Only the lines from the one with "Emit a LaTeX" to the one with "(c1) at (191,273)", both included, should be output, without any images.

→ INPUT ROWS:
* BEGIN *
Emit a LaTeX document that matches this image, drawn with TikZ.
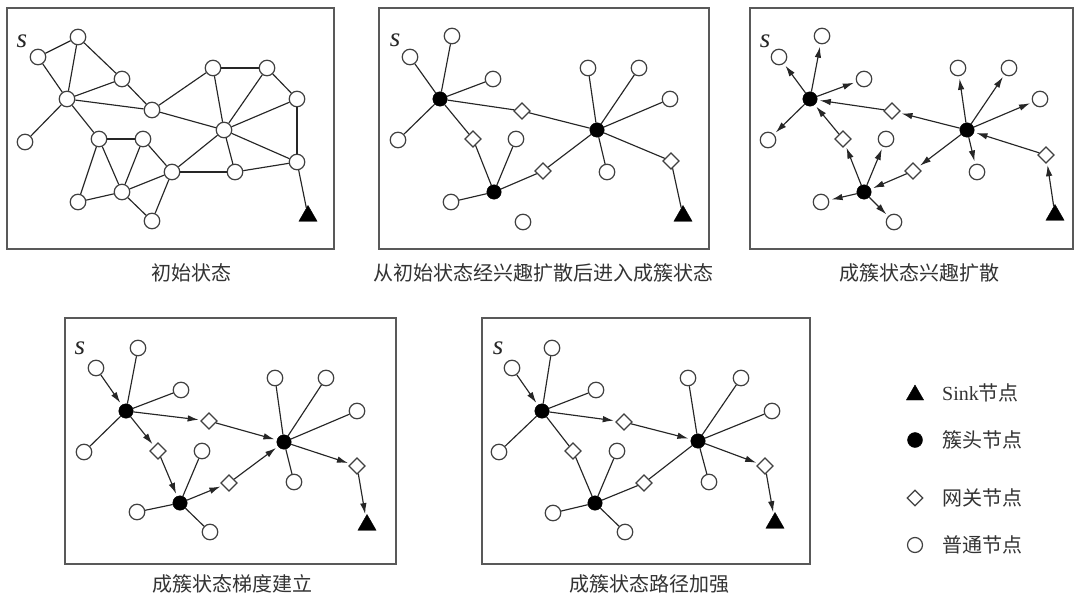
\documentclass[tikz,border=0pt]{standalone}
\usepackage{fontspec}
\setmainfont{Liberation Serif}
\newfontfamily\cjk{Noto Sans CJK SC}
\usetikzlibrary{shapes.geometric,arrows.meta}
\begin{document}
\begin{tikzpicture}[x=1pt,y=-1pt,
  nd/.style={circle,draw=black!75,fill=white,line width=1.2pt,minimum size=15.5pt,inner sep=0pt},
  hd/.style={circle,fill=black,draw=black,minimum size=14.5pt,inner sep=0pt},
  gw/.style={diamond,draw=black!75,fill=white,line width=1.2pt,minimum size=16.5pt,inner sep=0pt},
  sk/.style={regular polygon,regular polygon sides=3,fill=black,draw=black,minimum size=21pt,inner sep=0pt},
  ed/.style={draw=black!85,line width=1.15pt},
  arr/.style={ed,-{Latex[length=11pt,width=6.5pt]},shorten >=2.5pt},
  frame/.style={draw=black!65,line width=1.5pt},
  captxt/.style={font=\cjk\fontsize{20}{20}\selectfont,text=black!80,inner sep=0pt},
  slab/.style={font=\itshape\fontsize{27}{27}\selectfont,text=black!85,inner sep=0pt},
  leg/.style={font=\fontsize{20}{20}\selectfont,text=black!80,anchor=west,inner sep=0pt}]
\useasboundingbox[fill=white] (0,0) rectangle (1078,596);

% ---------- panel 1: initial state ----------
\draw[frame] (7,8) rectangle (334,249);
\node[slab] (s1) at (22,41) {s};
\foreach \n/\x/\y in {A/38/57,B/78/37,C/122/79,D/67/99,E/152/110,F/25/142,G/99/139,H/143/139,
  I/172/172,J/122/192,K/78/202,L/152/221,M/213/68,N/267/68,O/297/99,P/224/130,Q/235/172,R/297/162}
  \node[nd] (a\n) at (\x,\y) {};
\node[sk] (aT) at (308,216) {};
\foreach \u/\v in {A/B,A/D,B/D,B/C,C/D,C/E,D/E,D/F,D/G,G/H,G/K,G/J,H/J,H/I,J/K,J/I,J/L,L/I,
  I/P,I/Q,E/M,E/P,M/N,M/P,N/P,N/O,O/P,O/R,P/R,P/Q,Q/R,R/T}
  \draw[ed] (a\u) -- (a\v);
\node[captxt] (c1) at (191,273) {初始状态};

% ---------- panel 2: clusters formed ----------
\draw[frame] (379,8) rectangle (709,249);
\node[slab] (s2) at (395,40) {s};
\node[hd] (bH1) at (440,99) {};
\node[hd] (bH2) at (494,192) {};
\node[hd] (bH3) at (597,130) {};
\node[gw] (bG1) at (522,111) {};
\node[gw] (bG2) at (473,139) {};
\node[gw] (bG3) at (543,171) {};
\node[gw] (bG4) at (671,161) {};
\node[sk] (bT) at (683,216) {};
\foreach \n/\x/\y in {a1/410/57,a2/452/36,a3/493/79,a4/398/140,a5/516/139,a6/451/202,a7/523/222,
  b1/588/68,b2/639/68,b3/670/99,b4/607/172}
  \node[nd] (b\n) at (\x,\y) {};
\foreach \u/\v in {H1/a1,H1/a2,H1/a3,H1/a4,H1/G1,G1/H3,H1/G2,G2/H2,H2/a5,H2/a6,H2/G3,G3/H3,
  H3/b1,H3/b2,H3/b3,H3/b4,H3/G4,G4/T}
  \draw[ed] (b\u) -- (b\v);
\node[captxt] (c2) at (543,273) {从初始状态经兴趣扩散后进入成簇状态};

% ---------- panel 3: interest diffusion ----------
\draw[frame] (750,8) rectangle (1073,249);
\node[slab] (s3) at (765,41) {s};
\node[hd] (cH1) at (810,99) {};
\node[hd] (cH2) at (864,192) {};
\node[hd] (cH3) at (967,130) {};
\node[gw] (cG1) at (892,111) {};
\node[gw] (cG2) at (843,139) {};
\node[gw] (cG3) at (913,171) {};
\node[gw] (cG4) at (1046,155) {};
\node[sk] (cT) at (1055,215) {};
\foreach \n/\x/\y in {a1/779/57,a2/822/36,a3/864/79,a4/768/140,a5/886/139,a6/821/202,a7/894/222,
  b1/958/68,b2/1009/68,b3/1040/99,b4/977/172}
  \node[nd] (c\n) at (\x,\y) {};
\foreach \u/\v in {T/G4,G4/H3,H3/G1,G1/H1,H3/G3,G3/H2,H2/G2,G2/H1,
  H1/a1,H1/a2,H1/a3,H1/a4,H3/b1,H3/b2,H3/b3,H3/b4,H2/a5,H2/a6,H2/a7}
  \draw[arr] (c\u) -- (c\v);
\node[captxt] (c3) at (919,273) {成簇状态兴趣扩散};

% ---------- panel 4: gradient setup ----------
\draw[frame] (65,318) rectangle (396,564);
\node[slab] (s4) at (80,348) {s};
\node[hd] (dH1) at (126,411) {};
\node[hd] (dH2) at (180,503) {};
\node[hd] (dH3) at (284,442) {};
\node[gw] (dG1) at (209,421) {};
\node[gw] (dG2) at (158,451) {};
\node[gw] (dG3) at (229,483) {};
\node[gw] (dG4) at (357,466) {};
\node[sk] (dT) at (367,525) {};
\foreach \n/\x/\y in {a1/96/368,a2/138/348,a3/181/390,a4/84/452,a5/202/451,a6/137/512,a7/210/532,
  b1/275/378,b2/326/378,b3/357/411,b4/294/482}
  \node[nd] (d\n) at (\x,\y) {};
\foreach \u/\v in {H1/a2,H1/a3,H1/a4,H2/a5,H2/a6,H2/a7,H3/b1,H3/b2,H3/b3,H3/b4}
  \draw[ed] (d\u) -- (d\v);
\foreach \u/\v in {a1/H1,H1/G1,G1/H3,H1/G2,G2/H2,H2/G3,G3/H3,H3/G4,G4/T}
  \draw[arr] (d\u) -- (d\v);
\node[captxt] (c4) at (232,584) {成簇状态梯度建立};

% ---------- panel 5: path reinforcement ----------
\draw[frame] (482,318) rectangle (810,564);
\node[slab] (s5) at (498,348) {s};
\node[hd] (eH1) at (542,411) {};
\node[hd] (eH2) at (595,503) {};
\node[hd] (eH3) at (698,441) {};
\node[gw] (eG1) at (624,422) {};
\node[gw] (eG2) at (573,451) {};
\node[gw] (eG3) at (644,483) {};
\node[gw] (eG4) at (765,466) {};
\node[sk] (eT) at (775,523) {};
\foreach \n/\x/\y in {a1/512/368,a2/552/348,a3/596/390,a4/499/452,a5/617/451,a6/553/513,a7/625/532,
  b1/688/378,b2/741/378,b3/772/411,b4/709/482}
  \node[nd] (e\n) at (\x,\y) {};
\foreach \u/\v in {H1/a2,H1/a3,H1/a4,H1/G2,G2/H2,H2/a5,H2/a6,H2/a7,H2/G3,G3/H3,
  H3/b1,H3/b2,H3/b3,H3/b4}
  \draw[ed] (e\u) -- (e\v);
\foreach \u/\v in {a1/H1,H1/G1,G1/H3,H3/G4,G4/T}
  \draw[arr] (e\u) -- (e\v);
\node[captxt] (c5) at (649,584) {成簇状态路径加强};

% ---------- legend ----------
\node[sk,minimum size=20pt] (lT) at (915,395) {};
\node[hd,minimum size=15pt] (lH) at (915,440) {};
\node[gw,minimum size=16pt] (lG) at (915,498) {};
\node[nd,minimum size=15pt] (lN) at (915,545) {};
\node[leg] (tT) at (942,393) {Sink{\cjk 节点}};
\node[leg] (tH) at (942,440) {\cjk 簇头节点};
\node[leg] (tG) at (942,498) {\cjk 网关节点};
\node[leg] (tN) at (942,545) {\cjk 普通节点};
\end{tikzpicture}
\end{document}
* END *
* BEGIN *
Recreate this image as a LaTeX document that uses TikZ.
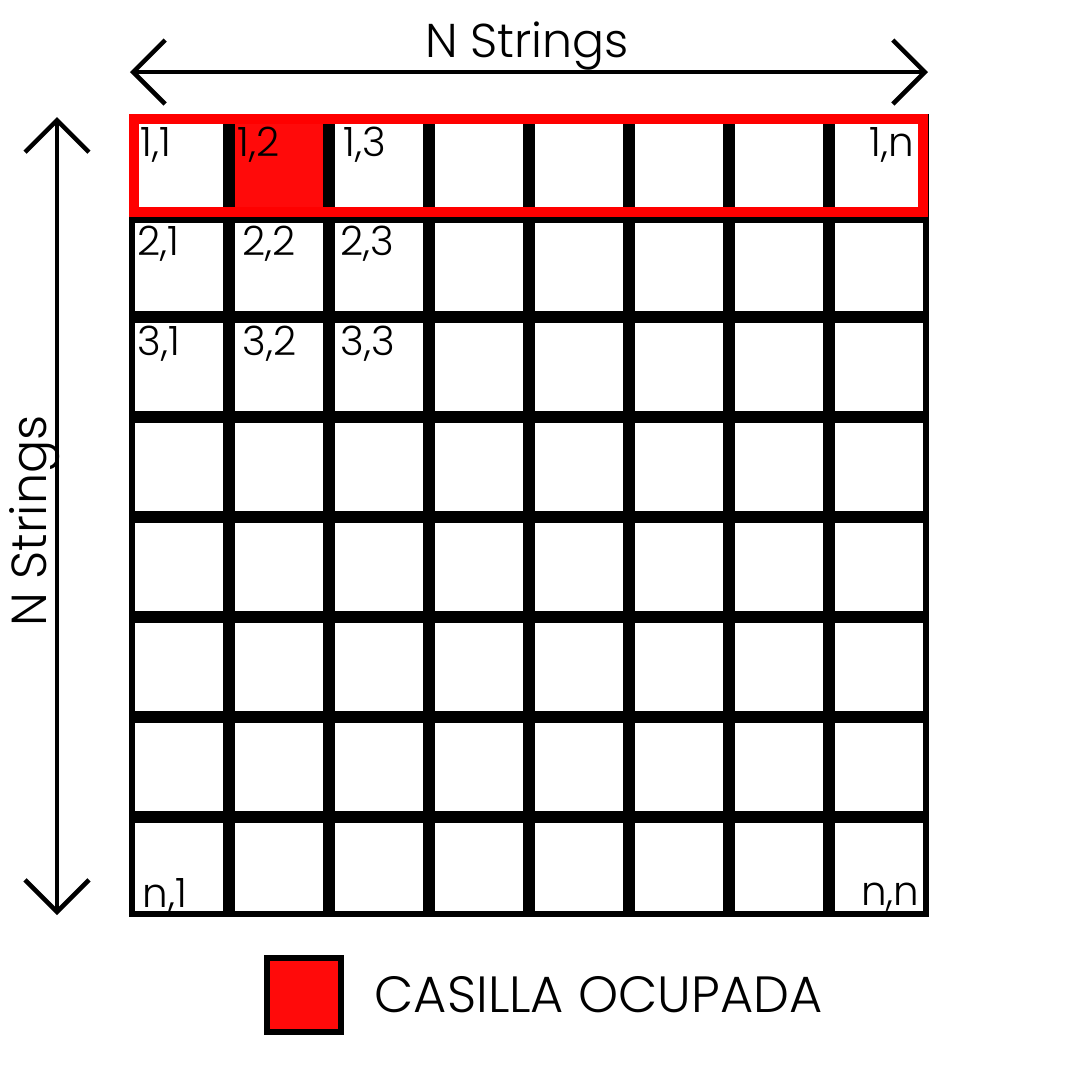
* END *
* BEGIN *
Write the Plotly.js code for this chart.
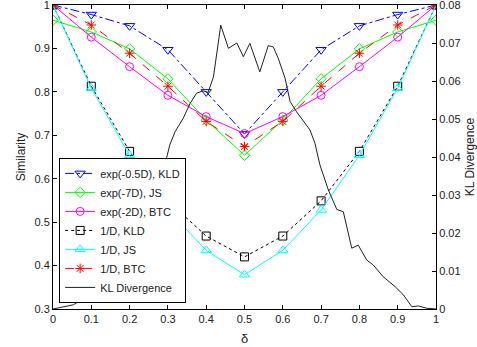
* END *
→ ANSWER FOR THIS EXERCISE:
Emit a LaTeX document that matches this image, drawn with TikZ.
\documentclass[tikz,border=0pt]{standalone}
\usepackage{fontspec}
\setmainfont{Liberation Serif}
\newfontfamily\cjk{Noto Sans CJK SC}
\usetikzlibrary{shapes.geometric,arrows.meta}
\begin{document}
\begin{tikzpicture}[x=1pt,y=-1pt,
  nd/.style={circle,draw=black!75,fill=white,line width=1.2pt,minimum size=15.5pt,inner sep=0pt},
  hd/.style={circle,fill=black,draw=black,minimum size=14.5pt,inner sep=0pt},
  gw/.style={diamond,draw=black!75,fill=white,line width=1.2pt,minimum size=16.5pt,inner sep=0pt},
  sk/.style={regular polygon,regular polygon sides=3,fill=black,draw=black,minimum size=21pt,inner sep=0pt},
  ed/.style={draw=black!85,line width=1.15pt},
  arr/.style={ed,-{Latex[length=11pt,width=6.5pt]},shorten >=2.5pt},
  frame/.style={draw=black!65,line width=1.5pt},
  captxt/.style={font=\cjk\fontsize{20}{20}\selectfont,text=black!80,inner sep=0pt},
  slab/.style={font=\itshape\fontsize{27}{27}\selectfont,text=black!85,inner sep=0pt},
  leg/.style={font=\fontsize{20}{20}\selectfont,text=black!80,anchor=west,inner sep=0pt}]
\useasboundingbox[fill=white] (0,0) rectangle (1078,596);

% ---------- panel 1: initial state ----------
\draw[frame] (7,8) rectangle (334,249);
\node[slab] (s1) at (22,41) {s};
\foreach \n/\x/\y in {A/38/57,B/78/37,C/122/79,D/67/99,E/152/110,F/25/142,G/99/139,H/143/139,
  I/172/172,J/122/192,K/78/202,L/152/221,M/213/68,N/267/68,O/297/99,P/224/130,Q/235/172,R/297/162}
  \node[nd] (a\n) at (\x,\y) {};
\node[sk] (aT) at (308,216) {};
\foreach \u/\v in {A/B,A/D,B/D,B/C,C/D,C/E,D/E,D/F,D/G,G/H,G/K,G/J,H/J,H/I,J/K,J/I,J/L,L/I,
  I/P,I/Q,E/M,E/P,M/N,M/P,N/P,N/O,O/P,O/R,P/R,P/Q,Q/R,R/T}
  \draw[ed] (a\u) -- (a\v);
\node[captxt] (c1) at (191,273) {初始状态};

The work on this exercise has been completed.